▶ **PROVIDED ENTRIES**:
· · ·

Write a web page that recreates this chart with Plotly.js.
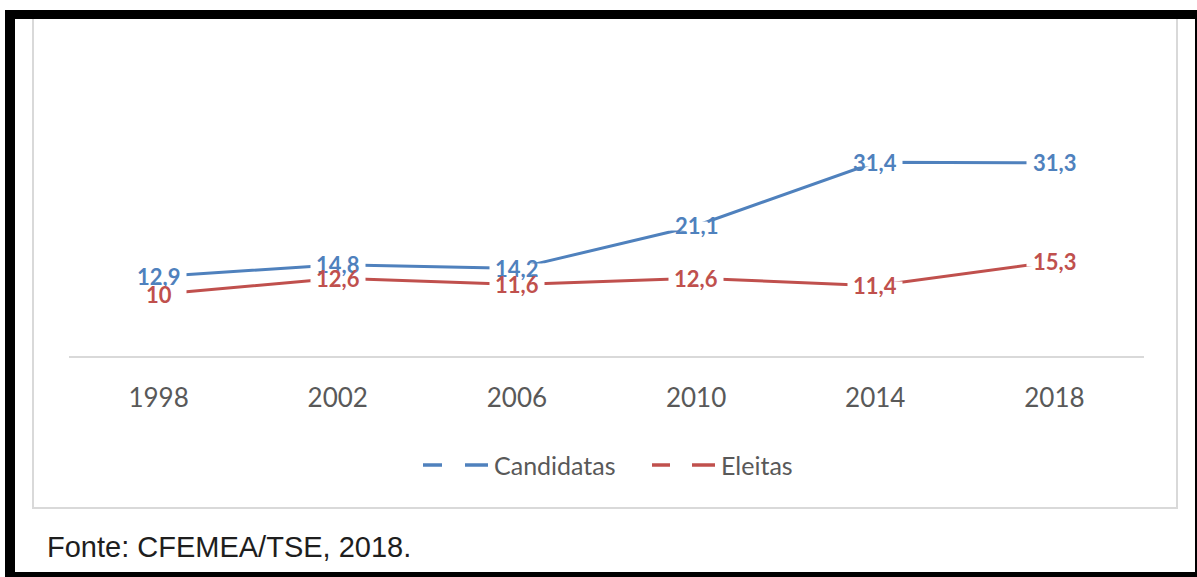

· · ·

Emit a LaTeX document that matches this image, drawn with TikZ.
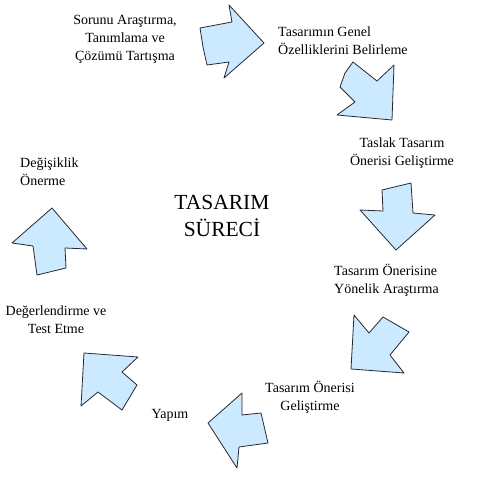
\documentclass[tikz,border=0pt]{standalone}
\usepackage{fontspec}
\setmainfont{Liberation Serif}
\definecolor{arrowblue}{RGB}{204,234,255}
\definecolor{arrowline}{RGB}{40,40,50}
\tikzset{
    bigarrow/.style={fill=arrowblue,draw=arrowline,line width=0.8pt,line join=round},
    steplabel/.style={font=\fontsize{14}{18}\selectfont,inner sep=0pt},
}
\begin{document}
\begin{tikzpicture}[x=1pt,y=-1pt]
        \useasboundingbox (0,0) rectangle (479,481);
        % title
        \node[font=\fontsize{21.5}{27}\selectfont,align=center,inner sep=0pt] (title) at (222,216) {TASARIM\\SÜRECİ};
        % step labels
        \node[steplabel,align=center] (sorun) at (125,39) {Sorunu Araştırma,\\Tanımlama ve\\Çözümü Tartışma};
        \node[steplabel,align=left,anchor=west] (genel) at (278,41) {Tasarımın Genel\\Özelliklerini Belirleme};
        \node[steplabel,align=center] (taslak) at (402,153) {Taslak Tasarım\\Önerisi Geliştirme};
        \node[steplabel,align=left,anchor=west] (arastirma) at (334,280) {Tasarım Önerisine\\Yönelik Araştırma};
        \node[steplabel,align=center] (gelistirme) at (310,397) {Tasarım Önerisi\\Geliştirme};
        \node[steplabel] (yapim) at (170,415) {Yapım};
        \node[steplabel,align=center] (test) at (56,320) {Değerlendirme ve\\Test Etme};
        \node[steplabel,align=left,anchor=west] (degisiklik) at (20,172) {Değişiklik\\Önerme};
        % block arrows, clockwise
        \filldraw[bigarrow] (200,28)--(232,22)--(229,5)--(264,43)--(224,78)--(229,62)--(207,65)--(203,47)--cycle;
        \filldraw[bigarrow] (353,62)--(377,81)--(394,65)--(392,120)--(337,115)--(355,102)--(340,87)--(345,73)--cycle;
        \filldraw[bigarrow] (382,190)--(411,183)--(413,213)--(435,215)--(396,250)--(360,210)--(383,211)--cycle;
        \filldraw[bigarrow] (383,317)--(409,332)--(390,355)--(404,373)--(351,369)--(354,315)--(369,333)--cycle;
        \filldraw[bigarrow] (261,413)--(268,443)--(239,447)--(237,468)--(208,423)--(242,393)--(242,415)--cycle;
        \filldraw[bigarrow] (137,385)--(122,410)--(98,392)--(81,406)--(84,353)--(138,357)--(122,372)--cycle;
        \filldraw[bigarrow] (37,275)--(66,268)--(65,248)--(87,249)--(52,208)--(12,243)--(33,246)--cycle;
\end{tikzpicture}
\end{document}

· · ·

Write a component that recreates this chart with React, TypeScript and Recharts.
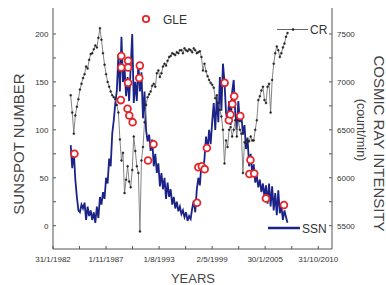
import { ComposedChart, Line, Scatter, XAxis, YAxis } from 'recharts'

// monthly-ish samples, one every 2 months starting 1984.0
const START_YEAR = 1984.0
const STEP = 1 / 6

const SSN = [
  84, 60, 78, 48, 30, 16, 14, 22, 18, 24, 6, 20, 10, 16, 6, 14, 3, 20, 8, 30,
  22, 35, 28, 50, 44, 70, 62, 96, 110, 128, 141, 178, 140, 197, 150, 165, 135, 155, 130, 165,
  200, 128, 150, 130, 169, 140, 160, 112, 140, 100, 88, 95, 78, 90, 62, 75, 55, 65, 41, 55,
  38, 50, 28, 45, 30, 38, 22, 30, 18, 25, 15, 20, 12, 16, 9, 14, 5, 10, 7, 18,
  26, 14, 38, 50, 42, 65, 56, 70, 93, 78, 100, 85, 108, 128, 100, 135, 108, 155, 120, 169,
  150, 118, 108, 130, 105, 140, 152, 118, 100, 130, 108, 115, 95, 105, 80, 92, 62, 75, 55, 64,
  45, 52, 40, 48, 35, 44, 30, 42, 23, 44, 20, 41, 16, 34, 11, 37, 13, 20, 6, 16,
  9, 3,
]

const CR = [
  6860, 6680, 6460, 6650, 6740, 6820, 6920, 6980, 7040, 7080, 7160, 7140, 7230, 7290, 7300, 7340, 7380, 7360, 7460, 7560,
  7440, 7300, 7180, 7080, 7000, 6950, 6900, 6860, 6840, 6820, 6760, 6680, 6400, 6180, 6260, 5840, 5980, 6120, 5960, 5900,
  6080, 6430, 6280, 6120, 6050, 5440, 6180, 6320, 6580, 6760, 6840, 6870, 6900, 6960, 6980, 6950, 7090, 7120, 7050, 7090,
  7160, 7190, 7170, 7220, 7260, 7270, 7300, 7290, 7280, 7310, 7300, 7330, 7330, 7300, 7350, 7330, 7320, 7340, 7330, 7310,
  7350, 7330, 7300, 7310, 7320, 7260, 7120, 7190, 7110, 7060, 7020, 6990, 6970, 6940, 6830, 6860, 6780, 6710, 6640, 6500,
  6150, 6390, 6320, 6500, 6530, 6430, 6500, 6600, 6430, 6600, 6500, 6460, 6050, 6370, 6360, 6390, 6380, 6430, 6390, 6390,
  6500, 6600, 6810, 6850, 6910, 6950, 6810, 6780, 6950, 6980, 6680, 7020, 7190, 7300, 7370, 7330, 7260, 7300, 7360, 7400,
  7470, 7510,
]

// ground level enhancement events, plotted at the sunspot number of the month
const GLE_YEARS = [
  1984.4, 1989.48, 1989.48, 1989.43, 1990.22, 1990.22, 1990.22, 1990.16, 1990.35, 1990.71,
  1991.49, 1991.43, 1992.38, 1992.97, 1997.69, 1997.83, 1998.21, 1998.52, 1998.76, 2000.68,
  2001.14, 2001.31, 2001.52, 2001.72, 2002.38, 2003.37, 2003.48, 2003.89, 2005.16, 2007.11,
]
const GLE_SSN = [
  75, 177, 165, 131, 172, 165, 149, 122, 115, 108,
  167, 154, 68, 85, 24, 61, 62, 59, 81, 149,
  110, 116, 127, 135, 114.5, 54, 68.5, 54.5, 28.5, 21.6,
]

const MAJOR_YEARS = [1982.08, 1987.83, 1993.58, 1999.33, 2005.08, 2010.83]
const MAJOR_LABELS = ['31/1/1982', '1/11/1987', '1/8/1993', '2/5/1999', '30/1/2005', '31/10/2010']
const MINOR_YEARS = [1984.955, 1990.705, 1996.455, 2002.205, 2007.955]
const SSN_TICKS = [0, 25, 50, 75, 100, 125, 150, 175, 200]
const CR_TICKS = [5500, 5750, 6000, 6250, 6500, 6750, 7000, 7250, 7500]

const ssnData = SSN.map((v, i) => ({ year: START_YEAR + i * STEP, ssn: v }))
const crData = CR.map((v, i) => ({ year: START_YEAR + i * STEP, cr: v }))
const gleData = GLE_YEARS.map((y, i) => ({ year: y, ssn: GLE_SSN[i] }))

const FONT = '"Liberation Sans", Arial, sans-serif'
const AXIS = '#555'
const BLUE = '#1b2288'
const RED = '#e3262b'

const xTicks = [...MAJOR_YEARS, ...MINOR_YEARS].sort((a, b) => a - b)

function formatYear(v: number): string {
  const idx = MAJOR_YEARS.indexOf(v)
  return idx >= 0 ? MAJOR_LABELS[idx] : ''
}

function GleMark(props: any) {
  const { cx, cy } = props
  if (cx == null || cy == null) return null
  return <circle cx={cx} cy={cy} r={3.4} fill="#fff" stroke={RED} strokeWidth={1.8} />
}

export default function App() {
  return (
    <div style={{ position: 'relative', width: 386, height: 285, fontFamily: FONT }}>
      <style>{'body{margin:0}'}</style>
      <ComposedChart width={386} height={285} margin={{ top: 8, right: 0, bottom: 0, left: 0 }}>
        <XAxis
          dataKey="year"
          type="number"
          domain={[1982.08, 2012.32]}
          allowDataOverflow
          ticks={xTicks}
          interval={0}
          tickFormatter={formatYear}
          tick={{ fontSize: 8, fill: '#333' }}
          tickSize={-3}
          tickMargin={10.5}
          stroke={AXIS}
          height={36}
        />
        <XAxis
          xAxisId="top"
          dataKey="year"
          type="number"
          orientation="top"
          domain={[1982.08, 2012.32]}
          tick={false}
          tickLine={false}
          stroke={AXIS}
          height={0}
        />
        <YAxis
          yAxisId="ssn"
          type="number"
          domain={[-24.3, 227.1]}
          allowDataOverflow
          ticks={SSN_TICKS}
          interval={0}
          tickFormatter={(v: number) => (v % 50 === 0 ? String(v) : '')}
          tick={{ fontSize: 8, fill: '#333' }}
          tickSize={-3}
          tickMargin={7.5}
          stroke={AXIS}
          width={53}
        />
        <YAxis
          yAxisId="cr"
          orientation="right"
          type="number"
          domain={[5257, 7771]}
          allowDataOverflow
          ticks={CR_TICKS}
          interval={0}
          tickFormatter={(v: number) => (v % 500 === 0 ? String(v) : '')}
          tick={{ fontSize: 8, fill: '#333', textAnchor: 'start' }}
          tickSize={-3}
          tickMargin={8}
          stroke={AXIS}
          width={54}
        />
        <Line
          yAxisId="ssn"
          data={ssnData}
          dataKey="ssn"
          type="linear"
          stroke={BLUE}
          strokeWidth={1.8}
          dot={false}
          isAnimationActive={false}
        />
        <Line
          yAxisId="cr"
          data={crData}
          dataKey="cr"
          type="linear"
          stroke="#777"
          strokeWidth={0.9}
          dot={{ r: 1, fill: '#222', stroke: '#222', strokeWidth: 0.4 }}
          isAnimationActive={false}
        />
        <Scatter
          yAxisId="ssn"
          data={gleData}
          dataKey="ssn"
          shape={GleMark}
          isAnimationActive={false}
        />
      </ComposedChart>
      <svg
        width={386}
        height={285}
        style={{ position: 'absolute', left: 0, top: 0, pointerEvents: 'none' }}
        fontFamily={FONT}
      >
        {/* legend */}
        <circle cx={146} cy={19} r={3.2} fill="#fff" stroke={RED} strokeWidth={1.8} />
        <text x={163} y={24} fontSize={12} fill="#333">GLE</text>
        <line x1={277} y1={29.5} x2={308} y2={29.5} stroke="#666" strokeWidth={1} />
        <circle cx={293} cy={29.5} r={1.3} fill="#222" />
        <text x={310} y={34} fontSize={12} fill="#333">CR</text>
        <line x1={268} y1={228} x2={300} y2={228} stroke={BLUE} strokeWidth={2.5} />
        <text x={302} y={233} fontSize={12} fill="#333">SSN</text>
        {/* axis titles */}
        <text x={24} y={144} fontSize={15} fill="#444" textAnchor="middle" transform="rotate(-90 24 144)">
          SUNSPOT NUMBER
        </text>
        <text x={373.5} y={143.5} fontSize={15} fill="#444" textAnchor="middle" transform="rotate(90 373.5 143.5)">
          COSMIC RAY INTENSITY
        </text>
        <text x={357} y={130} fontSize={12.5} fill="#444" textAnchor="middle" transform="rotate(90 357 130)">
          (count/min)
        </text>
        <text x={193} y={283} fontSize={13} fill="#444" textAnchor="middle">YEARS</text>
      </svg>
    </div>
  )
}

· · ·

▶ **REQUIREMENTS**:
Print exactly the lines from the line containing "Write a component" through the line containing "const STEP = 1 / 6", and omit any picture found among them.

▶ **TASK SOLUTION**:
Write a component that recreates this chart with React, TypeScript and Recharts.
import { ComposedChart, Line, Scatter, XAxis, YAxis } from 'recharts'

// monthly-ish samples, one every 2 months starting 1984.0
const START_YEAR = 1984.0
const STEP = 1 / 6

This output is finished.